Description of the task
Write out the material exactly. Do not include the pictures.

Given data
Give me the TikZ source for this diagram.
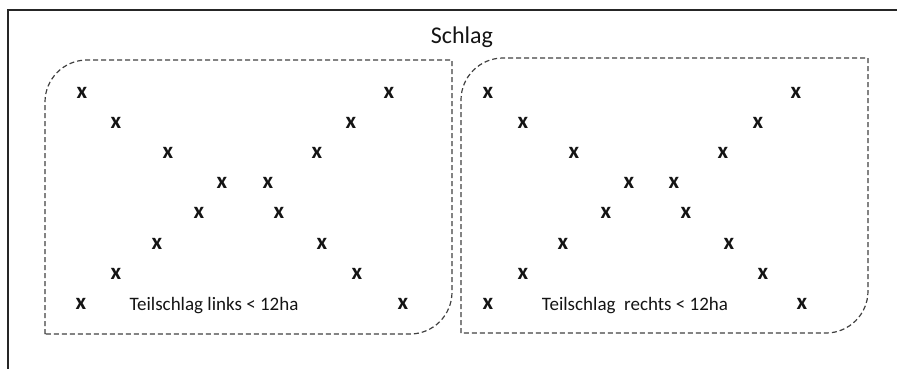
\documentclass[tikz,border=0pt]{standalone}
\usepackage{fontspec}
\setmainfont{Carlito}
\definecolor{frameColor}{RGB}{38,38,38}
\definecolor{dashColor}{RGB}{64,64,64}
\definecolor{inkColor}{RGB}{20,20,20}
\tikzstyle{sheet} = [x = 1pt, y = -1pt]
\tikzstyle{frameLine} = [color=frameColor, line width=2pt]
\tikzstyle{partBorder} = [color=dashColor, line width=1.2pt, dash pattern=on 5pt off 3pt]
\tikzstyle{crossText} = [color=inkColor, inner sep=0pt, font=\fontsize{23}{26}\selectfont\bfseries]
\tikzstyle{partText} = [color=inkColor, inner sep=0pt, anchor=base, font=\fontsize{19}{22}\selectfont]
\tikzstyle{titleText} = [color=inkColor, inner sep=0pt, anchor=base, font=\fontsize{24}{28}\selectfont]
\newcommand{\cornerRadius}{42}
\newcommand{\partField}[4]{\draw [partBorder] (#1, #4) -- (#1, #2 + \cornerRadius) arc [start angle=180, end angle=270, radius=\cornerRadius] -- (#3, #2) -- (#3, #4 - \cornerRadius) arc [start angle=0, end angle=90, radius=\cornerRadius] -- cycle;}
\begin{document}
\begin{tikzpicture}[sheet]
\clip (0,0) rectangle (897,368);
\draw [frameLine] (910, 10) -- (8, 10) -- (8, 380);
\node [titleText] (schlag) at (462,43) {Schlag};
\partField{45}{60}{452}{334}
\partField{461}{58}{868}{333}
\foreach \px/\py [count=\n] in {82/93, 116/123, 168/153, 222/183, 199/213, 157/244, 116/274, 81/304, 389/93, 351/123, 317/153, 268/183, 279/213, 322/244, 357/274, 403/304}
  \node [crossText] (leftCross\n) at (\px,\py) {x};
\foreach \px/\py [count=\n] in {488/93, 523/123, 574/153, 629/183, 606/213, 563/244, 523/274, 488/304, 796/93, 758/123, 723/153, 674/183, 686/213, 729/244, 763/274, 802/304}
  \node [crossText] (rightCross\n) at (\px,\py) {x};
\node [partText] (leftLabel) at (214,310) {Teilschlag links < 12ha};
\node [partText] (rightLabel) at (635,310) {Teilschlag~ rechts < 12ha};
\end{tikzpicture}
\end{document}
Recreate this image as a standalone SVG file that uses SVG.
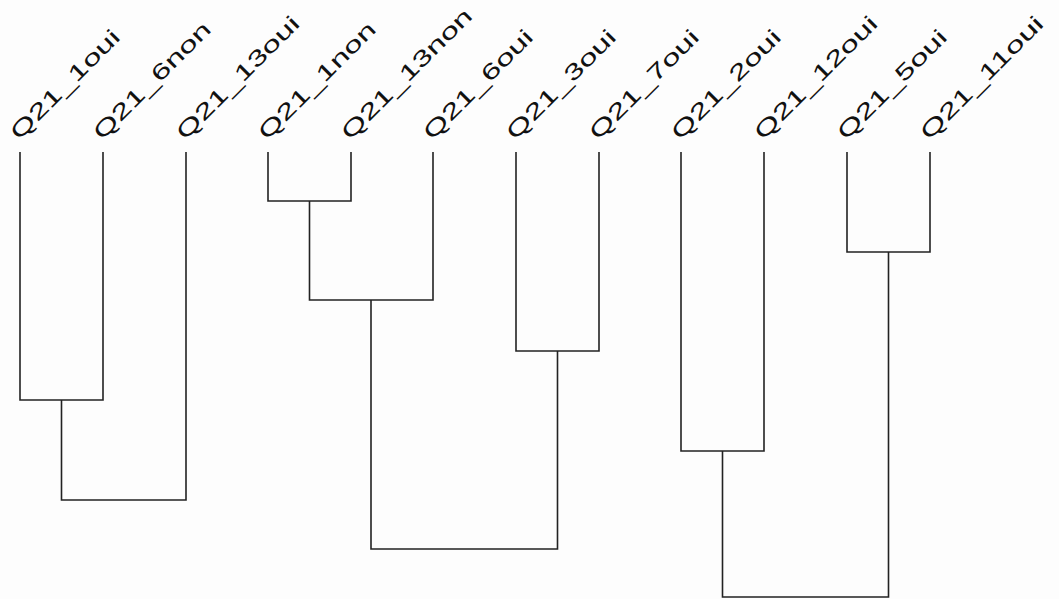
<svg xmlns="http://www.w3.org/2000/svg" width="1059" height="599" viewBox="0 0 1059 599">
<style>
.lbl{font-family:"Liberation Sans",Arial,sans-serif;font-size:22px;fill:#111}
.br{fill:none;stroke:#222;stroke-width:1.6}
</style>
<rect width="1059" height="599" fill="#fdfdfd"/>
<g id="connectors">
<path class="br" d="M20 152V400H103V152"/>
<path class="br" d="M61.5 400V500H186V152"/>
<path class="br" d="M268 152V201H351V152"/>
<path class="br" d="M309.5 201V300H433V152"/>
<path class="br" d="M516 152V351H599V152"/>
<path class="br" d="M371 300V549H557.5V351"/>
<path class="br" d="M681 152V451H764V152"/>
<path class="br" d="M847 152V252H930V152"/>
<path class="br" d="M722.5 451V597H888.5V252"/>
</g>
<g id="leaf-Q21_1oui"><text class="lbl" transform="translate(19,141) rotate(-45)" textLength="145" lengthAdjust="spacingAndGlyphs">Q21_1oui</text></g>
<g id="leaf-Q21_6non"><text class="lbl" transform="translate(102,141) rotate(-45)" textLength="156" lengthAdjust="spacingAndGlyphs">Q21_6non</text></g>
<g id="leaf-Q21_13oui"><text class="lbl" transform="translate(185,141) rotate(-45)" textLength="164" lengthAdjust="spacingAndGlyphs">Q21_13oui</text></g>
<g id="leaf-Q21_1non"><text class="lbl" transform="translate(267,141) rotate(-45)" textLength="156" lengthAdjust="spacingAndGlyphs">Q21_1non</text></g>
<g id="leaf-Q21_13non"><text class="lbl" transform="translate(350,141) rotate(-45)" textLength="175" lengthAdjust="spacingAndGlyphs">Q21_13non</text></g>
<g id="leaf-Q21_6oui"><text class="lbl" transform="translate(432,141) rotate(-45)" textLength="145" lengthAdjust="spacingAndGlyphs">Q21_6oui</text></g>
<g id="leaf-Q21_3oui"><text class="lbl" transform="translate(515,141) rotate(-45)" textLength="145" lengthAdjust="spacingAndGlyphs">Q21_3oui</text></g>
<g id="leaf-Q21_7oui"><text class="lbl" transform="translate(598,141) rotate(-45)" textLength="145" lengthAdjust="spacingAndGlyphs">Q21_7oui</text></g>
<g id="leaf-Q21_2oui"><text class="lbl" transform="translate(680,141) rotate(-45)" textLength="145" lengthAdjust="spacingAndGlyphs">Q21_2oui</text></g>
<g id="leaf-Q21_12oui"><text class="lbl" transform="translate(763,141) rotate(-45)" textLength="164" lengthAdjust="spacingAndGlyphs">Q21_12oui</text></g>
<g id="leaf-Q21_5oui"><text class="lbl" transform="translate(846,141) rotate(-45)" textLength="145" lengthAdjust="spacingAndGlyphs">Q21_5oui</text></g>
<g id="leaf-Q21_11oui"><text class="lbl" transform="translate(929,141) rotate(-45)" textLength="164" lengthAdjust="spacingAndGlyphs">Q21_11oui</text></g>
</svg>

Exercise response
Give me the TikZ source for this diagram.
\documentclass[tikz,border=0pt]{standalone}
\usepackage{fontspec}
\setmainfont{Carlito}
\definecolor{frameColor}{RGB}{38,38,38}
\definecolor{dashColor}{RGB}{64,64,64}
\definecolor{inkColor}{RGB}{20,20,20}
\tikzstyle{sheet} = [x = 1pt, y = -1pt]
\tikzstyle{frameLine} = [color=frameColor, line width=2pt]
\tikzstyle{partBorder} = [color=dashColor, line width=1.2pt, dash pattern=on 5pt off 3pt]
\tikzstyle{crossText} = [color=inkColor, inner sep=0pt, font=\fontsize{23}{26}\selectfont\bfseries]
\tikzstyle{partText} = [color=inkColor, inner sep=0pt, anchor=base, font=\fontsize{19}{22}\selectfont]
\tikzstyle{titleText} = [color=inkColor, inner sep=0pt, anchor=base, font=\fontsize{24}{28}\selectfont]
\newcommand{\cornerRadius}{42}
\newcommand{\partField}[4]{\draw [partBorder] (#1, #4) -- (#1, #2 + \cornerRadius) arc [start angle=180, end angle=270, radius=\cornerRadius] -- (#3, #2) -- (#3, #4 - \cornerRadius) arc [start angle=0, end angle=90, radius=\cornerRadius] -- cycle;}
\begin{document}
\begin{tikzpicture}[sheet]
\clip (0,0) rectangle (897,368);
\draw [frameLine] (910, 10) -- (8, 10) -- (8, 380);
\node [titleText] (schlag) at (462,43) {Schlag};
\partField{45}{60}{452}{334}
\partField{461}{58}{868}{333}
\foreach \px/\py [count=\n] in {82/93, 116/123, 168/153, 222/183, 199/213, 157/244, 116/274, 81/304, 389/93, 351/123, 317/153, 268/183, 279/213, 322/244, 357/274, 403/304}
  \node [crossText] (leftCross\n) at (\px,\py) {x};
\foreach \px/\py [count=\n] in {488/93, 523/123, 574/153, 629/183, 606/213, 563/244, 523/274, 488/304, 796/93, 758/123, 723/153, 674/183, 686/213, 729/244, 763/274, 802/304}
  \node [crossText] (rightCross\n) at (\px,\py) {x};
\node [partText] (leftLabel) at (214,310) {Teilschlag links < 12ha};
\node [partText] (rightLabel) at (635,310) {Teilschlag~ rechts < 12ha};
\end{tikzpicture}
\end{document}
Recreate this image as a standalone SVG file that uses SVG.
<svg xmlns="http://www.w3.org/2000/svg" width="1059" height="599" viewBox="0 0 1059 599">
<style>
.lbl{font-family:"Liberation Sans",Arial,sans-serif;font-size:22px;fill:#111}
.br{fill:none;stroke:#222;stroke-width:1.6}
</style>
<rect width="1059" height="599" fill="#fdfdfd"/>
<g id="connectors">
<path class="br" d="M20 152V400H103V152"/>
<path class="br" d="M61.5 400V500H186V152"/>
<path class="br" d="M268 152V201H351V152"/>
<path class="br" d="M309.5 201V300H433V152"/>
<path class="br" d="M516 152V351H599V152"/>
<path class="br" d="M371 300V549H557.5V351"/>
<path class="br" d="M681 152V451H764V152"/>
<path class="br" d="M847 152V252H930V152"/>
<path class="br" d="M722.5 451V597H888.5V252"/>
</g>
<g id="leaf-Q21_1oui"><text class="lbl" transform="translate(19,141) rotate(-45)" textLength="145" lengthAdjust="spacingAndGlyphs">Q21_1oui</text></g>
<g id="leaf-Q21_6non"><text class="lbl" transform="translate(102,141) rotate(-45)" textLength="156" lengthAdjust="spacingAndGlyphs">Q21_6non</text></g>
<g id="leaf-Q21_13oui"><text class="lbl" transform="translate(185,141) rotate(-45)" textLength="164" lengthAdjust="spacingAndGlyphs">Q21_13oui</text></g>
<g id="leaf-Q21_1non"><text class="lbl" transform="translate(267,141) rotate(-45)" textLength="156" lengthAdjust="spacingAndGlyphs">Q21_1non</text></g>
<g id="leaf-Q21_13non"><text class="lbl" transform="translate(350,141) rotate(-45)" textLength="175" lengthAdjust="spacingAndGlyphs">Q21_13non</text></g>
<g id="leaf-Q21_6oui"><text class="lbl" transform="translate(432,141) rotate(-45)" textLength="145" lengthAdjust="spacingAndGlyphs">Q21_6oui</text></g>
<g id="leaf-Q21_3oui"><text class="lbl" transform="translate(515,141) rotate(-45)" textLength="145" lengthAdjust="spacingAndGlyphs">Q21_3oui</text></g>
<g id="leaf-Q21_7oui"><text class="lbl" transform="translate(598,141) rotate(-45)" textLength="145" lengthAdjust="spacingAndGlyphs">Q21_7oui</text></g>
<g id="leaf-Q21_2oui"><text class="lbl" transform="translate(680,141) rotate(-45)" textLength="145" lengthAdjust="spacingAndGlyphs">Q21_2oui</text></g>
<g id="leaf-Q21_12oui"><text class="lbl" transform="translate(763,141) rotate(-45)" textLength="164" lengthAdjust="spacingAndGlyphs">Q21_12oui</text></g>
<g id="leaf-Q21_5oui"><text class="lbl" transform="translate(846,141) rotate(-45)" textLength="145" lengthAdjust="spacingAndGlyphs">Q21_5oui</text></g>
<g id="leaf-Q21_11oui"><text class="lbl" transform="translate(929,141) rotate(-45)" textLength="164" lengthAdjust="spacingAndGlyphs">Q21_11oui</text></g>
</svg>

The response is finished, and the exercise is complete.